Sekizinci ve dokuzuncu kitaplar, dostluğun (philia) ahlaki ve toplumsal önemini ele alır. Aristoteles’e göre dostluk, iyi yaşamın ayrılmaz bir parçasıdır. Üç türü vardır: haz temelli dostluk (geçicidir), çıkar temelli dostluk (yarar bittiğinde sona erer) ve erdeme dayalı dostluk (en yüksek ve kalıcı olandır). Erdeme dayalı dostluk, iki tarafın birbirinin iyiliğini istediği, karşılıklı saygı ve sevgiye dayalı bir bağdır. Aristoteles, dostluğu devletin birliğini sağlayan bir unsur olarak da görür; çünkü dostlar arasında adalet arayışı doğaldır.
Onuncu kitap, mutluluğun en yüksek biçimini tartışarak eseri tamamlar. Aristoteles, iki tür yaşamı karşılaştırır: etkin yaşam (pratik erdemlere dayalı) ve tefekkür yaşamı (teorik akla dayalı). Tefekkür yaşamı, bilgelikle evrensel gerçeklikleri düşünmeyi içerir ve insanın en yüksek potansiyelini gerçekleştirir. Bu nedenle, mutluluğun zirvesi tefekkürdedir; çünkü akıl, insanın en üstün yetisidir ve bu faaliyet Tanrı’ya benzer bir kusursuzluk taşır. Ancak Aristoteles, pratik erdemlerin de gerekli olduğunu belirtir; insan, toplum içinde yaşar ve tamamen tefekküre çekilemez. Eser, bu dengeli yaklaşımla sona erer ve Politika’ya bir köprü kurar.
Nikomakhos’a Etik, Aristoteles’in insan doğasına dair derin gözlemlerini ve ahlaki bir sistem kurma çabasını yansıtır.

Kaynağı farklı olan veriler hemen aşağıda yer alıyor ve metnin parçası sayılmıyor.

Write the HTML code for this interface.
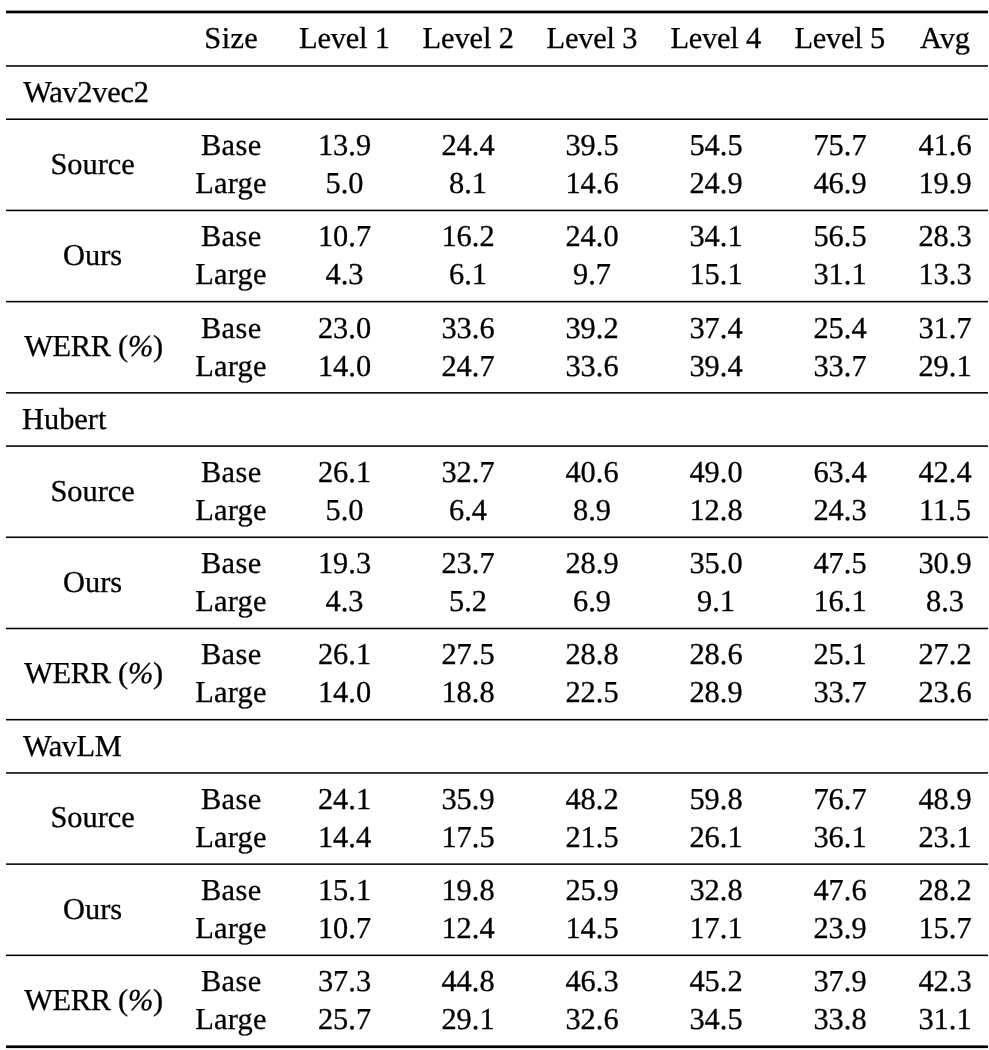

Eser, mutluluğu bireysel bir haz değil, erdeme dayalı bir yaşam olarak tanımlar. Orta yol ilkesi, sağduyu vurgusu ve dostluk analizi, Aristoteles’in pratik ve dengeli felsefesini ortaya koyar. Dönemin Yunan toplumundan örneklerle zenginleşen bu yapıt, aynı zamanda evrensel bir ahlak anlayışı sunar. Orta Çağ’dan modern felsefeye kadar geniş bir etki yaratan Nikomakhos’a Etik, insanın nasıl “iyi” bir hayat sürebileceğine dair zamansız bir rehberdir.
Sonuç olarak, Nikomakhos’a Etik, erdem, mutluluk ve insan yaşamının amacını sorgulayan eşsiz bir eserdir. Aristoteles, ahlakı soyut bir ideal olmaktan çıkarır ve günlük hayatla bağdaştırır. Akıl, alışkanlık ve dostluk gibi unsurları birleştirerek, bireyin ve toplumun iyiliğini hedefler. Bu eser, felsefi bir metin olmanın ötesinde, insanın kendini gerçekleştirme yolculuğuna ışık tutar ve ahlak felsefesinin temel taşlarından biri olarak değerini korur.